Junaid used the in-swinger to bowl Virender Sehwag and Virat Kohli during the first One-day International in Chennai and cleaned up southpaw Yuvraj Singh with a delivery that held its line. With 4 for 43 at the Chinnaswamy Stadium earlier this week, Junaid ticked an important box — a match-winning performance against India. The 23-year-old followed it up with 3 for 39 in the next game at the Eden Gardens. These wickets prompted Wasim Akram to call for Junaid, who has played eight Tests, 15 ODIs and three T20 Internationals, to be included in all matches irrespective of the format.
“In some ways, the way he sprints in for every ball, he reminds me of myself. I just don’t understand why Pakistan keep dropping him every now and then. Junaid needs to play every format of the game for his country,” Akram wrote recently.
Incidentally, it was Akram whom Lancashire director of cricket Mike Watkinson called up before the county side signed up Junaid.

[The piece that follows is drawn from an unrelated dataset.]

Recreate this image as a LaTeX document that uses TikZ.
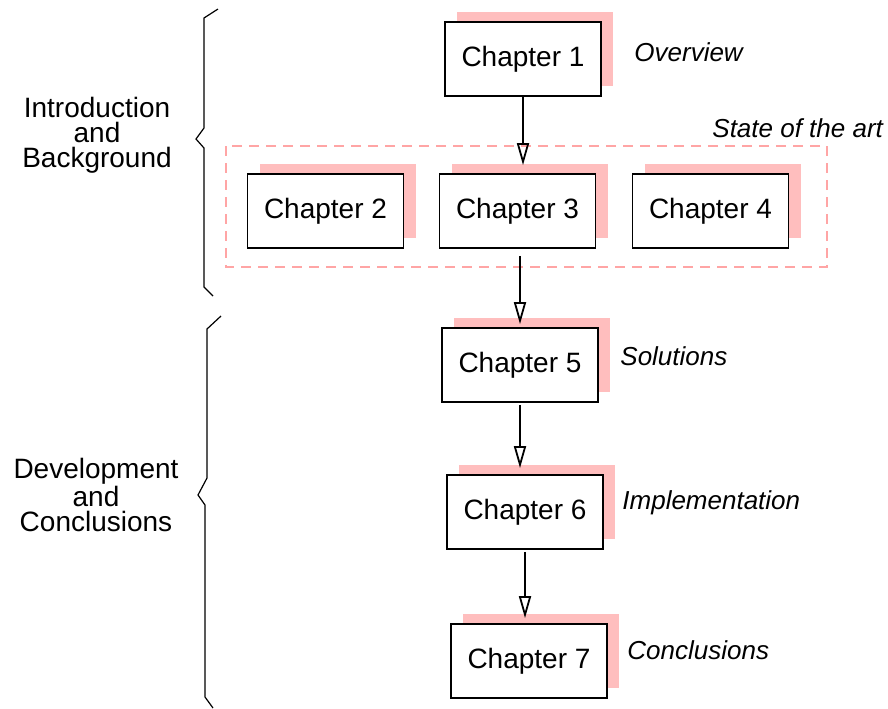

It was a tough call since the youngster hadn’t yet played Test cricket. “Wasim himself has played for Lancashire and he did speak highly of Junaid and we signed him up. We were looking for a young fast bowler; someone with potential,” says Watkinson about their June 2011 signing.
In eight Twenty20 games Junaid picked up 12 wickets and was also economical. “He had a very good yorker and that also made him an excellent death-over bowler. He could get the ball to move away but couldn’t get it to swing back in. I have observed that nowadays he can move the ball both ways, which shows that he is learning fast. He reminded me of a young Wasim — a bowler with a lot of potential who would benefit from experience. At Lancashire, Junaid also got first-hand experience of how a professional team trains and practices and what it takes to be at your best day in and day out. We are keeping tabs on his career and would like to have him back,” Watkinson added.
Nazar believes that Junaid will get better if he manages his fitness well. “His performances against India will be a huge boost for him. He has shown that he can handle the pressure of big-match situations,” Nazar added.